[BEGIN Supplied records]
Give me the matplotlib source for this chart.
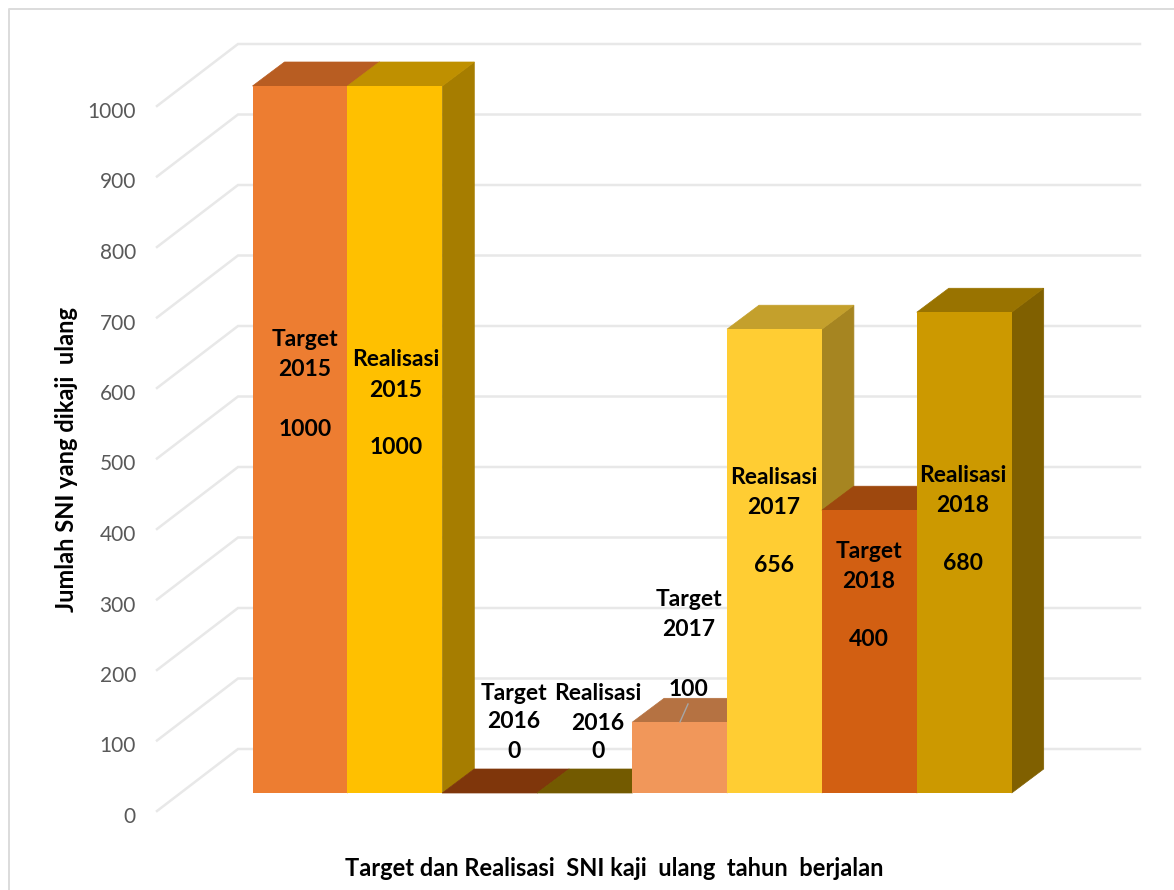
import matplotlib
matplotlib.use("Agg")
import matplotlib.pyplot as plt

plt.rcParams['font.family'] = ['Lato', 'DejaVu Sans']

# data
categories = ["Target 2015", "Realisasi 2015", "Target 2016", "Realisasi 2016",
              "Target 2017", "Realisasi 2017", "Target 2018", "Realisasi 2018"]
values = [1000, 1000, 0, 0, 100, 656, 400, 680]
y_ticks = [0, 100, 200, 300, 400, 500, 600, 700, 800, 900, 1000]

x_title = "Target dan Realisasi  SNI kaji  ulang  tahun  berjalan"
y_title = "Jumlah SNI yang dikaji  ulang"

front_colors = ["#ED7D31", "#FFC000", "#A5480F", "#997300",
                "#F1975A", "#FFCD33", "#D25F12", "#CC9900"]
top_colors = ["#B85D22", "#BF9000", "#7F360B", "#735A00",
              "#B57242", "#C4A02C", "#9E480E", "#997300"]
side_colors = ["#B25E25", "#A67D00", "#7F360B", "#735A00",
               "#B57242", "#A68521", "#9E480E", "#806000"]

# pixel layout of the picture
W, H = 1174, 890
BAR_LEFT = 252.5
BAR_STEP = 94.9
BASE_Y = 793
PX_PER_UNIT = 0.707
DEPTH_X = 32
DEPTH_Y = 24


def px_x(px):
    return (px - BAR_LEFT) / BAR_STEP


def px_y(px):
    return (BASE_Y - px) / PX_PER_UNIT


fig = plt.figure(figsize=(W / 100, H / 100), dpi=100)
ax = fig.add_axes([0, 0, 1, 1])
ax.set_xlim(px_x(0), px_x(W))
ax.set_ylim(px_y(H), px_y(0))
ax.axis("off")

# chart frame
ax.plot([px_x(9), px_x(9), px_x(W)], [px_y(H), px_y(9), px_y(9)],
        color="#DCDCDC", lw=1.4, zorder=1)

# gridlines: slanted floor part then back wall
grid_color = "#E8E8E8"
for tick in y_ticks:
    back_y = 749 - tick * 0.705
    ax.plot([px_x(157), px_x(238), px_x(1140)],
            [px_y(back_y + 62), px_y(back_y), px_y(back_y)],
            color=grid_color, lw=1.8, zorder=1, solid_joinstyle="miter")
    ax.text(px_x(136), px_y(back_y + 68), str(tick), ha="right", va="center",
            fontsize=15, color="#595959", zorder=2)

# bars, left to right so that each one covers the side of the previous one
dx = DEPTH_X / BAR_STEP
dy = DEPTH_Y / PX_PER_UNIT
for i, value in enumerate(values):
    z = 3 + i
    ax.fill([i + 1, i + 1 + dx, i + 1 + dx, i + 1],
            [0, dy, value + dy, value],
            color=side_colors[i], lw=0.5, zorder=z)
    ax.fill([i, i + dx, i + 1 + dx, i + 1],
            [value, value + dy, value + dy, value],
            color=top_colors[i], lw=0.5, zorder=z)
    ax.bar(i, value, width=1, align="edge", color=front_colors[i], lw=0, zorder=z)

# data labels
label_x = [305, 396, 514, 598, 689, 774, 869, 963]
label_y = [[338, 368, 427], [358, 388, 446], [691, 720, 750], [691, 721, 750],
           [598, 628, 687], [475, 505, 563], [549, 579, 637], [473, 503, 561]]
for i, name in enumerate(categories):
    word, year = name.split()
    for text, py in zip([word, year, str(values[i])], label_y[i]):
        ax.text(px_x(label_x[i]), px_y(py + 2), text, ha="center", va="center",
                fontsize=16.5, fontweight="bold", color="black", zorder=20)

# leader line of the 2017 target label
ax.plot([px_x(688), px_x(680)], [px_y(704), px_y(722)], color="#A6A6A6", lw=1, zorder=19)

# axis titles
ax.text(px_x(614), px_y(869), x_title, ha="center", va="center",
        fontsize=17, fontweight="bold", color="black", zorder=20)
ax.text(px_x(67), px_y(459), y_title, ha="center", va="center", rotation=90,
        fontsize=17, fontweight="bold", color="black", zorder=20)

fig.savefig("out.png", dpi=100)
[END Supplied records]
[BEGIN Supplied records]
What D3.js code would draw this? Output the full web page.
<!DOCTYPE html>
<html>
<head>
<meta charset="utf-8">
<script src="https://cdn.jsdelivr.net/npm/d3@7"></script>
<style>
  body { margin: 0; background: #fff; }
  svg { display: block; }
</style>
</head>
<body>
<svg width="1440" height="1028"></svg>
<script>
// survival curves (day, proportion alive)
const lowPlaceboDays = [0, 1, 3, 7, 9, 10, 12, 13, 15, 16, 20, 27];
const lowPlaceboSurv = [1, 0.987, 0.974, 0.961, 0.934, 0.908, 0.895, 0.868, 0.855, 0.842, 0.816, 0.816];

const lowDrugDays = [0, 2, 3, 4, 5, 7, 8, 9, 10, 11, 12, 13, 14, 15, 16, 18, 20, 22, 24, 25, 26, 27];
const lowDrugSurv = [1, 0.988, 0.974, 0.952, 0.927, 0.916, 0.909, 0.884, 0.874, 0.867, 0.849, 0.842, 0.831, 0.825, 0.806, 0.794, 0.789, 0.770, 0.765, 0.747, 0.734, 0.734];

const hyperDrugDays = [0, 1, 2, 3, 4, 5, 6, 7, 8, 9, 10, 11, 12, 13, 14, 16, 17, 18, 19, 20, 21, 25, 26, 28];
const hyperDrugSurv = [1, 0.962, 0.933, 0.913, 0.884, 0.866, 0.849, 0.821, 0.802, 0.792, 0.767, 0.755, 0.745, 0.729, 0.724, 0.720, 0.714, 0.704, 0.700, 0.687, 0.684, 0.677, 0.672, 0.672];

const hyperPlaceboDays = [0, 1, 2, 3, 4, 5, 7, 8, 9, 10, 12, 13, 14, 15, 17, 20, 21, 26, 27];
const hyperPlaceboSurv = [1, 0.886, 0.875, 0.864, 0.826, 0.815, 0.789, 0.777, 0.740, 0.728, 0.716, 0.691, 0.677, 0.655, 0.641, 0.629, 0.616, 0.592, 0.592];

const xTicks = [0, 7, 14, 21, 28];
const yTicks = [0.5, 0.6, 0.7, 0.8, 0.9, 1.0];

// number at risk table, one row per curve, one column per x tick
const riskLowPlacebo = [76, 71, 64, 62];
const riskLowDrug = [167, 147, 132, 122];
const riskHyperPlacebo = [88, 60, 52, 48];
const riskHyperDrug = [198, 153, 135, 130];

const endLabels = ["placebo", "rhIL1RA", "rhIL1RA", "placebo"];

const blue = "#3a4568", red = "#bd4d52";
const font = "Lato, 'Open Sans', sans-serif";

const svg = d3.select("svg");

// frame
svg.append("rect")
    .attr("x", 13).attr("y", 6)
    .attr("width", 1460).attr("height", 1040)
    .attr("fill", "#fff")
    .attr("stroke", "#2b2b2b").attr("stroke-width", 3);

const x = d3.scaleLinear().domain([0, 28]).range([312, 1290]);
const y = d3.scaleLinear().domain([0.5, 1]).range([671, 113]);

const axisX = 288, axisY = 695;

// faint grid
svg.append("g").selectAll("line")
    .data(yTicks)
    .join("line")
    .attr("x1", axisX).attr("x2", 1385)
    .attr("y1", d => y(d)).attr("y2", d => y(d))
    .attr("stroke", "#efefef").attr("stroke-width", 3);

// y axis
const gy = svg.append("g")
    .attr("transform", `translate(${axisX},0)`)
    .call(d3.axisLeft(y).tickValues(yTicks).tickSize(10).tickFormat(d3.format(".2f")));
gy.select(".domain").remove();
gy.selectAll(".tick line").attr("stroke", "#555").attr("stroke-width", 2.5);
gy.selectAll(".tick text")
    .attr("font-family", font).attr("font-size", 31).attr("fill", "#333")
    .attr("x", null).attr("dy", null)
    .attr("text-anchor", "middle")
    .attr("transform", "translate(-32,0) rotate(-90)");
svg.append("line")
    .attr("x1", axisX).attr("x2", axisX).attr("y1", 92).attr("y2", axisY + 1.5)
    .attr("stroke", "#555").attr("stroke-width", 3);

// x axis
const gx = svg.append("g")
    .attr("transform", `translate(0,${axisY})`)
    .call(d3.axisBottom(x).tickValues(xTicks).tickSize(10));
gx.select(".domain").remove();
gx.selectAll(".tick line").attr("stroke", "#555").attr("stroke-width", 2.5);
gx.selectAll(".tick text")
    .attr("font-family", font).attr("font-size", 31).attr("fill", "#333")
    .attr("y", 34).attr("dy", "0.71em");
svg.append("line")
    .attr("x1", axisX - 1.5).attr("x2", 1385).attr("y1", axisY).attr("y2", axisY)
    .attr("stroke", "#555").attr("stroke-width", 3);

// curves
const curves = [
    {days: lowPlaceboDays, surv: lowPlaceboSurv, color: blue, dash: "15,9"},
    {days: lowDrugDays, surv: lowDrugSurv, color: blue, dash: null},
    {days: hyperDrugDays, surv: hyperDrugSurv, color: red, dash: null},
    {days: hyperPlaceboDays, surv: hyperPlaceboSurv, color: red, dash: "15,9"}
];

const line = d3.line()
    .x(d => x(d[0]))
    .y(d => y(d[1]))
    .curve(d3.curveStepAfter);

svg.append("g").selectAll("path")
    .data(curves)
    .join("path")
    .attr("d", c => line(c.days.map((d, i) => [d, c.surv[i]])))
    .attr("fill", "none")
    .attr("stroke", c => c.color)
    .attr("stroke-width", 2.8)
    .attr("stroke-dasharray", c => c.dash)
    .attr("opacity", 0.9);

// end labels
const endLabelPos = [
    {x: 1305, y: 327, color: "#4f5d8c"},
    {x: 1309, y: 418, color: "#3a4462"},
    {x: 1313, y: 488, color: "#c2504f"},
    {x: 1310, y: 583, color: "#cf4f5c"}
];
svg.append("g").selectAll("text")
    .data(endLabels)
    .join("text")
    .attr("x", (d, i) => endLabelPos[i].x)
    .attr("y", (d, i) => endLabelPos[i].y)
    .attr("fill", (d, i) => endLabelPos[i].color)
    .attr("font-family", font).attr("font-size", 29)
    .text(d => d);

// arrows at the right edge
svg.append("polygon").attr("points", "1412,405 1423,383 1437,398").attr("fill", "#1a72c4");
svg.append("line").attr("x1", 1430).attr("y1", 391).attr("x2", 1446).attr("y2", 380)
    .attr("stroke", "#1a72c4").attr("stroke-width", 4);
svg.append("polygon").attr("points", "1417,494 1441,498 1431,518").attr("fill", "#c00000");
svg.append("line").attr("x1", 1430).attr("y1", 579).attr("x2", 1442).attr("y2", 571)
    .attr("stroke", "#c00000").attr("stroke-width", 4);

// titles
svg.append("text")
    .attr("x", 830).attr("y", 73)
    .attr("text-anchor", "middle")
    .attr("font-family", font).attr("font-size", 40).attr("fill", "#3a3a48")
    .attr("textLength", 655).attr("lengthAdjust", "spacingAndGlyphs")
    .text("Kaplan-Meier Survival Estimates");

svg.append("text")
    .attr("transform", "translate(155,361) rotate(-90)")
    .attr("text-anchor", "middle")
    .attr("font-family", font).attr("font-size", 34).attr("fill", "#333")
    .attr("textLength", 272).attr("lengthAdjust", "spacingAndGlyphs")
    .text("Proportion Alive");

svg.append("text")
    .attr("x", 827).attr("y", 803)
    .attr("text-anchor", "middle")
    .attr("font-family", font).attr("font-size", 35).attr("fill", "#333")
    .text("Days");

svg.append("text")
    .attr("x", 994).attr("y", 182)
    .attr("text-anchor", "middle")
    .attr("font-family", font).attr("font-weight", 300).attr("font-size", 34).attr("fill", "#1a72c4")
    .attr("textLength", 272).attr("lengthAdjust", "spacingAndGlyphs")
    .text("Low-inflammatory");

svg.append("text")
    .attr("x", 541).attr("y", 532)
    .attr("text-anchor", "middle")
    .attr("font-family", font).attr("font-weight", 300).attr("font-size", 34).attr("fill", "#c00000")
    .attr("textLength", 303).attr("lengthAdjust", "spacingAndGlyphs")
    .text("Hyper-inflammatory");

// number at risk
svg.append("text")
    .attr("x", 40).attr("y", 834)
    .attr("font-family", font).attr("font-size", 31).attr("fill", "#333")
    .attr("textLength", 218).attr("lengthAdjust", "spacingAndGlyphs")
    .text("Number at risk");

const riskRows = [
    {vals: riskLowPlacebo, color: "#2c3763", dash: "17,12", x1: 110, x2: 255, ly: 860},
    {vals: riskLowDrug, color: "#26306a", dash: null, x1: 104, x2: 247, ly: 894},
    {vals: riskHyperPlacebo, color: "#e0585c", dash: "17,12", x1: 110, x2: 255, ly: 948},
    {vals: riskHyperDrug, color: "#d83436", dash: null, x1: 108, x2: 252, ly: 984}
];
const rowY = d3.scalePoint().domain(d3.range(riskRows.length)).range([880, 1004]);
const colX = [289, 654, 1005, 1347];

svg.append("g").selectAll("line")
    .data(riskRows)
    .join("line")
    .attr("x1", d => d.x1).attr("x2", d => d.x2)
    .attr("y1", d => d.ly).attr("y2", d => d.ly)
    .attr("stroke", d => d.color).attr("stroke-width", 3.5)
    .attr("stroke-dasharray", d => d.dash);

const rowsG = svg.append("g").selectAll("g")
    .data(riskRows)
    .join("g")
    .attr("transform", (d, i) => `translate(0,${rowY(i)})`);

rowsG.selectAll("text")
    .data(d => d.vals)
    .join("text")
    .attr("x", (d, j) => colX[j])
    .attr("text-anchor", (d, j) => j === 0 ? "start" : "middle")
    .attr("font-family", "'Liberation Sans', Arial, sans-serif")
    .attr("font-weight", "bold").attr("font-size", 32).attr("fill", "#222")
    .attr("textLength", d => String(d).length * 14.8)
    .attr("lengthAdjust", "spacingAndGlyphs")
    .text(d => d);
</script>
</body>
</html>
[END Supplied records]
[BEGIN Supplied records]
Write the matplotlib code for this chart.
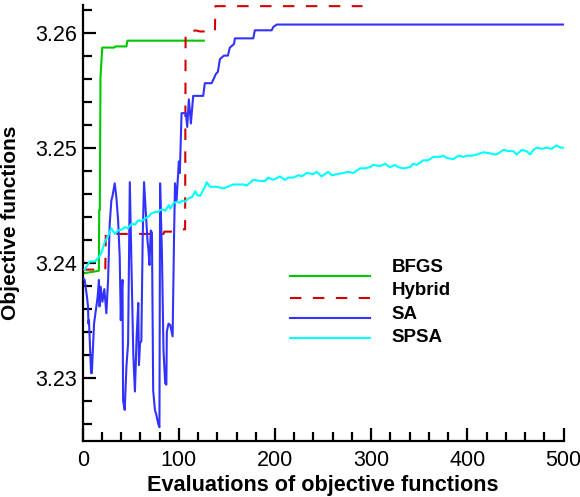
[END Supplied records]
What this task involves: From the records above, extract the lines from the one holding "Give me the matplotlib source for this chart." through the one holding "plt.rcParams['font.family'] = ['Lato', 'DejaVu", word for word; omit the pictures.

Answer to this exercise:
Give me the matplotlib source for this chart.
import matplotlib
matplotlib.use("Agg")
import matplotlib.pyplot as plt

plt.rcParams['font.family'] = ['Lato', 'DejaVu Sans']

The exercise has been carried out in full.